Instacart Market Basket Analysis : Part 2 ( FE & Modelling)

9 min readApr 5, 2021

This is a 3-part series on end to end case study based on Kaggle problem.

In the last post we discussed ML approach for this problem , and drew some conclusions with Exploratory Data Analysis, refer Part 1.

Modelling Strategy
Feature Engineering
Generate Training and Test Data
Training Models
Generate Submission Files
Improve the model
References

Modelling Strategy

Strategy : 1

Generate Training Data (using prior_orders_data )

For every orders in prior_orders_data, take n-1 orders of every user for feature engineering.
nth order of every user will used to label the dependent variable i.e. reordered.

example : —

let, user A have 90 orders in prior_orders_data.

build features using 89 orders.
based on these features we will label the data with reordered(0/1) if any of the products he brought in 89 orders appeared in his 90th order.

Generate Validation Data ( Using train_orders_data)

Now that our training data is generated using prior_orders_data, we could leverage train_orders_data ( which contains 1 order per user) to test our trained model
we will predict the product reorder probability using trained model to give accuracy.
Then we will pick top probable products whose probability of reordering was high and which can maximize F1-Score.
We will use faron’s f1 optimization code to do this.
check the actual F1 score , and calculated F1 score.

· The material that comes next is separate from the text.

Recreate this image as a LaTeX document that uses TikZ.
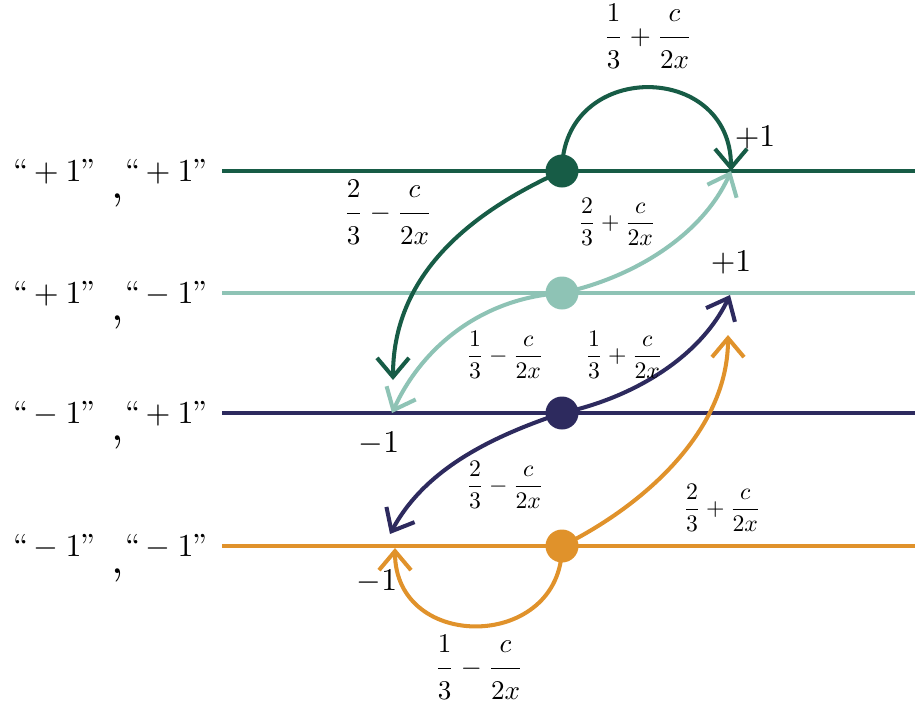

This will give us an idea on how effective the model is .

Generate Test Data ( from orders.csv with eval ==’test’)

Add features built on training data , based on orders and users
For every order and product predict if it is reordered(0/1)
Then we will pick top probable products whose probability of reordering was high and which can maximize F1-Score.
We will use faron’s f1 optimization code to pick products maximizing f1 score.

Strategy : 2

Generate Training Data (using prior_orders_data and train_orders_data)

Build features on prior_orders_data
Order from train_orders_data for every user will be used to label the dependent variable i.e. reordered.
we will predict the product reorder probability .
Then we will pick top probable products whose probability of reordering was high

Generate Test Data ( from orders.csv with eval ==’test’)

Add features built on training data , based on orders and users
For every order and product predict if it is reordered(0/1)
Then we will pick top probable products whose probability of reordering was high

After training models using both approaches, strategy 2 produced slightly better results. We will proceed with strategy 2 now.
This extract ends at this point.